What we focus on become our reality, which is why it is so important for our brains to focus on real, meaningful, and positive goals. This is true in just about every realm of life you can think of. A top college basketball coach from California once told me that if a layer is thinking, “Don’t miss this shot,” he is almost certainly doomed to miss that shot. Rather, the player should be focusing his brain on what making the shot looks like. Similarly, Jamie Taylor and David Shaw did an experiment where they had participants visualize either making or missing golf putts. Sure enough, those who had mentally envisioned and mentally experienced missing were more likely to miss than those who had visualized succeeding (their scores were significantly worse). No matter what your goal or challenge is, visualizing what success would look like will help steer you to the beach instead of the rocks.
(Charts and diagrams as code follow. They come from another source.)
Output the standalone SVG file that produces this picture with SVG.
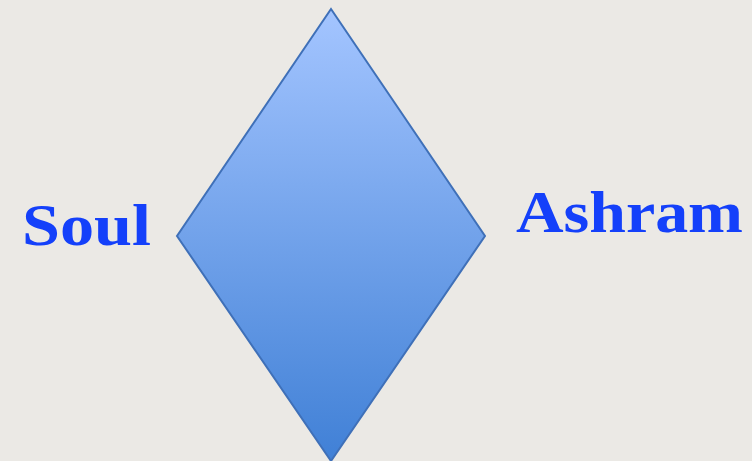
<svg xmlns="http://www.w3.org/2000/svg" width="752" height="461" viewBox="0 0 752 461">
<defs>
<linearGradient id="g" x1="0" y1="0" x2="0" y2="1">
<stop offset="0" stop-color="#A4C5FF"/>
<stop offset="1" stop-color="#4080D6"/>
</linearGradient>
<style>
.lbl{font-family:"Liberation Serif","DejaVu Serif",serif;font-weight:bold;font-size:60px;fill:#1440FA}
</style>
</defs>
<rect width="752" height="461" fill="#EBE9E5"/>
<g id="diamond">
<polygon points="331,9 485,236 331,461 177,236" fill="url(#g)" stroke="#3F70B8" stroke-width="2"/>
</g>
<g id="soul">
<text class="lbl" x="22" y="245" textLength="129" lengthAdjust="spacingAndGlyphs">Soul</text>
</g>
<g id="ashram">
<text class="lbl" x="516" y="232" textLength="227" lengthAdjust="spacingAndGlyphs">Ashram</text>
</g>
<g id="connectors"/>
</svg>
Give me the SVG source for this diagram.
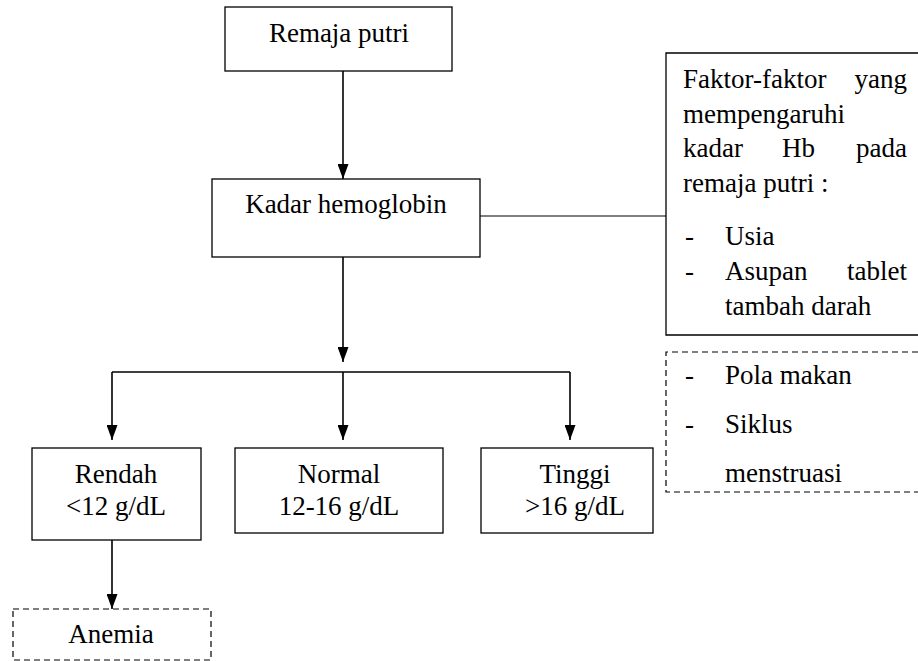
<svg xmlns="http://www.w3.org/2000/svg" width="918" height="661" viewBox="0 0 918 661">
<style>
.box{fill:#fff;stroke:#000;stroke-width:1.3}
.dash{fill:none;stroke:#000;stroke-width:1.2;stroke-dasharray:6 4}
text{font-family:'Liberation Serif',Tinos,'Times New Roman',Times,serif;font-size:27px;fill:#000}
.c{text-anchor:middle}
.e{text-anchor:end}
.ln{fill:none;stroke:#000;stroke-width:1.6}
</style>
<defs>
<marker id="ah" markerWidth="15" markerHeight="11" refX="15" refY="5.5" viewBox="0 0 15 11" orient="auto" markerUnits="userSpaceOnUse">
<path d="M0,0 L15,5.5 L0,11 Z" fill="#000"/>
</marker>
</defs>
<rect width="918" height="661" fill="#fff"/>
<g id="connectors">
<line class="ln" x1="343" y1="71" x2="343" y2="179" marker-end="url(#ah)"/>
<line class="ln" x1="343" y1="257" x2="343" y2="362" marker-end="url(#ah)"/>
<line class="ln" x1="112" y1="372" x2="570" y2="372"/>
<line class="ln" x1="112" y1="372" x2="112" y2="440" marker-end="url(#ah)"/>
<line class="ln" x1="343" y1="372" x2="343" y2="440" marker-end="url(#ah)"/>
<line class="ln" x1="570" y1="372" x2="570" y2="440" marker-end="url(#ah)"/>
<line class="ln" x1="112" y1="540" x2="112" y2="609" marker-end="url(#ah)"/>
<line x1="480" y1="216" x2="666" y2="216" stroke="#000" stroke-width="1.2"/>
</g>
<g id="remaja">
<rect class="box" x="225" y="7" width="227" height="64"/>
<text class="c" x="339" y="42">Remaja putri</text>
</g>
<g id="kadar">
<rect class="box" x="212" y="179" width="268" height="78"/>
<text class="c" x="346" y="213">Kadar hemoglobin</text>
</g>
<g id="faktor">
<path d="M918,53 H666 V335 H918" fill="#fff" stroke="#000" stroke-width="1.3"/>
<text x="683" y="88">Faktor-faktor</text>
<text class="e" x="907" y="88">yang</text>
<text x="683" y="123">mempengaruhi</text>
<text x="683" y="157">kadar</text>
<text x="782" y="157">Hb</text>
<text class="e" x="907" y="157">pada</text>
<text x="683" y="192">remaja putri :</text>
<text x="685" y="245">-</text>
<text x="725" y="245">Usia</text>
<text x="685" y="280">-</text>
<text x="725" y="280">Asupan</text>
<text class="e" x="907" y="280">tablet</text>
<text x="725" y="315">tambah darah</text>
</g>
<g id="faktor-lain">
<path class="dash" d="M918,352 H666 V492 H918"/>
<text x="685" y="384">-</text>
<text x="725" y="384">Pola makan</text>
<text x="685" y="433">-</text>
<text x="725" y="433">Siklus</text>
<text x="725" y="482">menstruasi</text>
</g>
<g id="rendah">
<rect class="box" x="32" y="448" width="169" height="92"/>
<text class="c" x="116" y="483">Rendah</text>
<text class="c" x="116" y="515">&lt;12 g/dL</text>
</g>
<g id="normal">
<rect class="box" x="235" y="448" width="208" height="85"/>
<text class="c" x="339" y="483">Normal</text>
<text class="c" x="339" y="515">12-16 g/dL</text>
</g>
<g id="tinggi">
<rect class="box" x="481" y="448" width="172" height="85"/>
<text class="c" x="575" y="483">Tinggi</text>
<text class="c" x="575" y="515">&gt;16 g/dL</text>
</g>
<g id="anemia">
<rect class="dash" x="13" y="609" width="198" height="51"/>
<text class="c" x="111" y="643">Anemia</text>
</g>
</svg>
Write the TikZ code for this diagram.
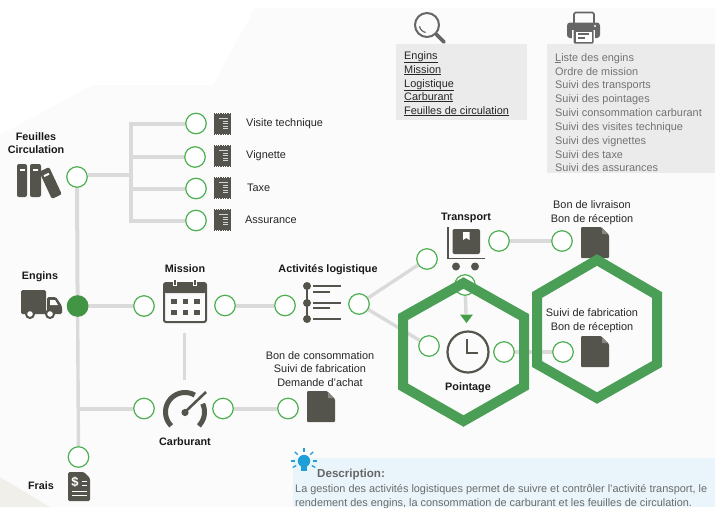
\documentclass[tikz,border=0pt]{standalone}
\usepackage{fontspec}
\setmainfont{Liberation Sans}
\usetikzlibrary{backgrounds}
\definecolor{ink}{HTML}{55544C}
\definecolor{ringgreen}{HTML}{4CAF50}
\definecolor{hexgreen}{HTML}{4A9E55}
\definecolor{linegray}{HTML}{DADADA}
\definecolor{panelgray}{HTML}{EBEBEB}
\definecolor{iconblue}{HTML}{1E9FD8}
\newcommand{\receiptico}[2]{%
  \fill[ink] (#1-8.5,#2-10) rectangle (#1+8.5,#2+10);
  \draw[ink,line width=1.2pt,dash pattern=on 1.3pt off 1pt] (#1-8.5,#2-10.4) -- (#1+8.5,#2-10.4);
  \draw[ink,line width=1.2pt,dash pattern=on 1.3pt off 1pt] (#1-8.5,#2+10.4) -- (#1+8.5,#2+10.4);
  \foreach \yy/\xx in {-5.5/-3,-3/1,-0.5/1,2/1,4.5/1}{\draw[white!75!ink,line width=1pt] (#1+\xx,#2+\yy) -- (#1+6,#2+\yy);}
}
\newcommand{\docico}[2]{%
  \fill[ink,rounded corners=1pt] (#1,#2) -- (#1+20,#2) -- (#1+28,#2+8) -- (#1+28,#2+31) -- (#1,#2+31) -- cycle;
  \fill[white] (#1+20.5,#2-0.5) -- (#1+28.5,#2-0.5) -- (#1+28.5,#2+7.5) -- cycle;
  \fill[ink!70!white] (#1+21,#2+1) -- (#1+27,#2+7) -- (#1+21,#2+7) -- cycle;
}
\begin{document}
\begin{tikzpicture}[x=1pt,y=-1pt,
  lbl/.style={inner sep=0pt,font=\fontsize{10.9}{13.7}\selectfont,text=black!85,align=center},
  blbl/.style={inner sep=0pt,font=\fontsize{10.8}{13.7}\selectfont\bfseries,text=black!90,align=center},
  panel/.style={inner sep=0pt,anchor=base west,font=\fontsize{10.9}{13.7}\selectfont},
  ring/.style={circle,draw=ringgreen,line width=1.2pt,fill=white,minimum size=20.5pt,inner sep=0pt},
  conn/.style={draw=linegray,line width=4pt},
  thin conn/.style={draw=linegray,line width=3.4pt},
  hexa/.style={draw=hexgreen,line width=10pt,miter limit=10,line join=miter}]
\useasboundingbox (0,0) rectangle (715,507);
% rings
\node[ring] (feuilles) at (77,177) {};
\node[ring,fill=ringgreen!85!black,draw=ringgreen!85!black] (engins) at (77.6,306) {};
\node[ring] (missionL) at (144,306) {};
\node[ring] (missionR) at (225,305.5) {};
\node[ring] (actL) at (285,305.5) {};
\node[ring] (actR) at (359,304) {};
\node[ring] (transL) at (427,259) {};
\node[ring] (transR) at (499,241) {};
\node[ring] (bonLiv) at (562,241) {};
\node[ring] (transD) at (465,285) {};
\node[ring] (pointL) at (429,346) {};
\node[ring] (pointR) at (504,352) {};
\node[ring] (suivi) at (563,352) {};
\node[ring] (carbL) at (144,408.5) {};
\node[ring] (carbR) at (223,408.5) {};
\node[ring] (bonCons) at (288,408.5) {};
\node[ring] (frais) at (78.5,457) {};
\node[ring] (visite) at (196,123.5) {};
\node[ring] (vignette) at (195,157) {};
\node[ring] (taxe) at (196,188.5) {};
\node[ring] (assur) at (196,220.5) {};
\coordinate (busTop) at (131,123.5);
\coordinate (busFeuilles) at (131,175);
\coordinate (busVig) at (131,157);
\coordinate (busTaxe) at (131,188.5);
\coordinate (busBot) at (131,220.5);
\coordinate (mainCarb) at (78,408.5);
\coordinate (vTop) at (184.5,333);
\coordinate (vBot) at (184.5,380);
\coordinate (arrowEnd) at (466,314);
% background and connectors
\begin{scope}[on background layer]
  \fill[white] (0,0) rectangle (715,507);
  \fill[black!1.5] (255,8) -- (715,8) -- (715,507) -- (50,507) -- (0,477) -- (0,135) -- (93,85) -- (213,85) -- cycle;
  \fill[black!7!white!97!yellow] (0,477) -- (50,507) -- (0,507) -- cycle;
  \fill[panelgray] (396,44) rectangle (527,120);
  \fill[panelgray] (547,44) rectangle (715,173);
  \fill[iconblue!10] (293,458) rectangle (715,507);
  \draw[conn] (feuilles) -- (engins);
  \draw[thin conn] (engins) -- (frais);
  \draw[conn] (feuilles.east |- busFeuilles) -- (busFeuilles);
  \draw[conn] (131,121.5) -- (131,222.5);
  \draw[conn] (busTop) -- (visite);
  \draw[conn] (busVig) -- (vignette);
  \draw[conn] (busTaxe) -- (taxe);
  \draw[conn] (busBot) -- (assur);
  \draw[conn] (engins) -- (missionL);
  \draw[conn] (missionR) -- (actL);
  \draw[thin conn] (actR) -- (transL);
  \draw[thin conn] (actR) -- (pointL);
  \draw[thin conn] (transR) -- (bonLiv);
  \draw[thin conn] (transD) -- (arrowEnd);
  \draw[thin conn] (pointR) -- (suivi);
  \draw[conn] (mainCarb) -- (carbL);
  \draw[conn] (carbR) -- (bonCons);
  \draw[thin conn] (vTop) -- (vBot);
\end{scope}
% arrowhead
\fill[ringgreen!90!black] (460,314.5) -- (473,314.5) -- (466.5,323) -- cycle;
% receipts
\receiptico{222}{124}\receiptico{222}{156}\receiptico{222}{188}\receiptico{222}{220}
% books
\fill[ink,rounded corners=2pt] (17,164) rectangle (27,197);
\fill[ink,rounded corners=2pt] (30,164) rectangle (41,197);
\fill[white] (19.5,169) rectangle (25,171);
\fill[white] (32.5,169) rectangle (38,171);
\begin{scope}[shift={(50.5,183)},rotate=25]
  \fill[ink,rounded corners=2pt] (-5.5,-15) rectangle (5.5,15);
  \fill[white] (-3,-10) rectangle (2.5,-8);
\end{scope}
% truck
\fill[ink,rounded corners=1.5pt] (21,290) rectangle (46,314);
\fill[ink,rounded corners=1.5pt] (47,297) -- (56,297) -- (62,306) -- (62,314) -- (47,314) -- cycle;
\fill[white] (50,300) -- (55,300) -- (58,305) -- (50,305) -- cycle;
\draw[ink,line width=2pt,fill=white] (30,314) circle[radius=4];
\draw[ink,line width=2pt,fill=white] (50,314) circle[radius=4];
% calendar
\draw[ink,line width=2pt,rounded corners=2pt] (164,283) rectangle (206,322);
\fill[ink,rounded corners=2pt] (164,283) rectangle (206,293);
\draw[white,line width=3.2pt] (175,279) -- (175,286);
\draw[white,line width=3.2pt] (195,279) -- (195,286);
\draw[ink,line width=1.5pt] (175,280) -- (175,285);
\draw[ink,line width=1.5pt] (195,280) -- (195,285);
\foreach \xx in {171,182.5,194}{\foreach \yy in {299,310}{\fill[ink] (\xx,\yy) rectangle ++(5.5,5);}}
% activities icon
\draw[ink,line width=2pt] (307,286) -- (307,319);
\foreach \yy in {286,303,319}{\fill[ink] (307,\yy) circle[radius=4];}
\foreach \yy/\xe in {286/341,292/330,303/341,308/330,319/341}{\draw[ink,line width=1.7pt] (313,\yy) -- (\xe,\yy);}
% transport icon
\draw[ink,line width=1.6pt] (448,227) -- (448,258.5) -- (485,258.5);
\fill[ink,rounded corners=2pt] (452.5,229) rectangle (480,254);
\fill[white] (463,232) -- (469.5,232) -- (469.5,240) -- (466.2,238) -- (463,240) -- cycle;
\fill[ink] (456,266.5) circle[radius=4];
\fill[ink] (475,266.5) circle[radius=4];
% clock
\draw[ink,line width=2.2pt] (468,352) circle[radius=20.5];
\draw[ink,line width=2pt] (467,339) -- (467,353) -- (477.5,353);
% gauge
\draw[ink,line width=5pt] plot[domain=225:60,samples=30] ({185+19.5*cos(\x)},{412-19.5*sin(\x)});
\draw[ink,line width=5pt] plot[domain=25:-45,samples=15] ({185+19.5*cos(\x)},{412-19.5*sin(\x)});
\fill[ink] (185,412.5) circle[radius=3.6];
\draw[ink,line width=2.6pt] (185,412) -- (206,392);
% documents
\docico{307}{391}\docico{581}{227}\docico{581}{336}
% frais icon
\fill[ink,rounded corners=1.5pt] (68,472) -- (84,472) -- (90,478) -- (90,501) -- (68,501) -- cycle;
\fill[white] (84.5,471.5) -- (90.5,477.5) -- (90.5,471.5) -- cycle;
\node[inner sep=0pt,text=white,font=\fontsize{13}{13}\selectfont\bfseries] (dollar) at (75,482) {\$};
\draw[white,line width=1pt] (82,481) -- (87,481);
\draw[white,line width=1pt] (82,485) -- (87,485);
\draw[white,line width=1pt] (72,491) -- (87,491);
\draw[white,line width=1pt] (72,495) -- (87,495);
% magnifier
\draw[black!60,line width=2pt] (427,25) circle[radius=12];
\draw[black!60,line width=1.2pt] plot[domain=190:260,samples=10] ({427+7.5*cos(\x)},{25-7.5*sin(\x)});
\draw[black!60,line width=3.6pt,line cap=round] (436.5,34.5) -- (444,42);
% printer
\draw[black!60,line width=1.6pt,rounded corners=1.5pt] (574,23) -- (574,12.5) -- (594,12.5) -- (594,23);
\fill[black!60,rounded corners=3pt] (567,22.5) rectangle (600,38);
\fill[white] (595,26) circle[radius=1.2];
\fill[white] (572,30) rectangle (595,44);
\fill[black!60,rounded corners=1pt] (573.5,29.5) rectangle (593.5,43.5);
\fill[white] (575.5,31.5) rectangle (591.5,41.5);
\draw[black!60,line width=1.2pt] (578,34) -- (589,34);
\draw[black!60,line width=1.2pt] (578,38) -- (585,38);
% hexagons
\draw[hexa] (463.5,283) -- (524,317) -- (524,386.5) -- (463.5,421) -- (403,386.5) -- (403,317) -- cycle;
\draw[hexa] (597,260) -- (657,295) -- (657,364) -- (597,398) -- (537,364) -- (537,295) -- cycle;
% labels
\node[blbl] (tFeuilles) at (36,143) {Feuilles\\Circulation};
\node[blbl] (tEngins) at (40,276.5) {Engins};
\node[blbl] (tMission) at (185,269) {Mission};
\node[blbl] (tAct) at (328,269.5) {Activités logistique};
\node[blbl] (tTrans) at (466,217.5) {Transport};
\node[blbl] (tCarb) at (185,442) {Carburant};
\node[blbl] (tPoint) at (468,387.5) {Pointage};
\node[blbl] (tFrais) at (41,486) {Frais};
\node[lbl,anchor=west] (tVisite) at (246,123.5) {Visite technique};
\node[lbl,anchor=west] (tVig) at (246,155.5) {Vignette};
\node[lbl,anchor=west] (tTaxe) at (247,188) {Taxe};
\node[lbl,anchor=west] (tAssur) at (245,220) {Assurance};
\node[lbl] (tBonCons) at (320,369) {Bon de consommation\\Suivi de fabrication\\Demande d'achat};
\node[lbl] (tBonLiv) at (592,213) {Bon de livraison\\Bon de réception};
\node[lbl] (tSuivi) at (592,321) {Suivi de fabrication\\Bon de réception};
% search panel
\foreach \nn/\yy/\tt in {s1/59/Engins,s2/73/Mission,s3/87/Logistique,s4/100/Carburant,s5/114/Feuilles de circulation}{
  \node[panel,text=black!85] (\nn) at (404,\yy) {\underline{\tt}};}
% print panel
\foreach \nn/\yy/\tt in {p1/61/{\underline{L}iste des engins},p2/75/Ordre de mission,p3/88/Suivi des transports,p4/102/Suivi des pointages,p5/116/Suivi consommation carburant,p6/130/Suivi des visites technique,p7/144/Suivi des vignettes,p8/158/Suivi des taxe,p9/171/Suivi des assurances}{
  \node[panel,text=black!55] (\nn) at (555,\yy) {\tt};}
% description
\fill[iconblue] (304,461) circle[radius=6.2];
\fill[iconblue] (301,465) rectangle (307,471);
\foreach \aa in {90,45,135,0,180,-30,210}{\draw[iconblue,line width=1.3pt] ({304+9*cos(\aa)},{461-9*sin(\aa)}) -- ({304+13*cos(\aa)},{461-13*sin(\aa)});}
\node[panel,text=black!60,font=\fontsize{11.6}{13}\selectfont\bfseries] (tDesc) at (317,477) {Description:};
\node[panel,text=black!58,font=\fontsize{10.9}{13.7}\selectfont] (dl1) at (295,492) {La gestion des activités logistiques permet de suivre et contrôler l'activité transport, le};
\node[panel,text=black!58,font=\fontsize{10.9}{13.7}\selectfont] (dl2) at (295,506) {rendement des engins, la consommation de carburant et les feuilles de circulation.};
\end{tikzpicture}
\end{document}
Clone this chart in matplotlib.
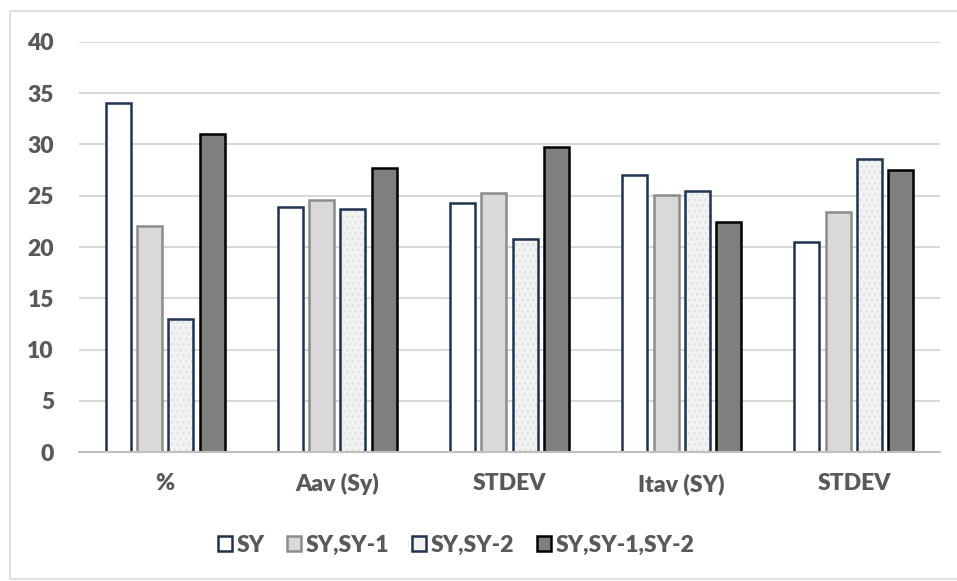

Our S.B. 6 have their eyes too glued to the rocks:

  • Test scores they don’t like, necessitating a crackdown on curriculum, which must be “narrowed” and “culled”

  • Corrupt, Svengali teachers that must be reined in by ever more draconian policies

  • Dangerous books that must be challenged and likely removed by the cartload

  • Some parents dictating what everyone else’s kids get to read and what teachers can and can’t say or do in the classroom.

We’d prefer they have their eyes on the prize:

  • Kids loving their schools, where they experience vibrant learning communities

  • Emphasis on growth, creativity, diversity of learning, opening up the curriculum to serve the kids’ interests as they change and expand

  • Teachers brimming with enthusiasm, knowledge, and expertise to guide each and every kid to their highest potential

  • Libraries bursting with new, wonderful, top-quality books that lead kids into a lifelong love of reading

  • Parents working in partnership with teachers to create optimal conditions for kids to thrive

Which is the more compelling destination?

Their rocks aren’t even real! Let’s all keep our eyes on the beautiful, vibrant schools our kids deserve.

??? Or would you prefer:

C.B. Quoyle

In 1993, Annie Proulx’s novel The Shipping News was published and won the Pulitzer Prize. It tells the story of a newly widowed man who has never known any luck or much love, who moves to Newfoundland with his aunt and two young children. There he finds a home. He writes for the local newspaper and because he’s a good listener and sensitive writer, he is awarded his own column: “The Shipping News.”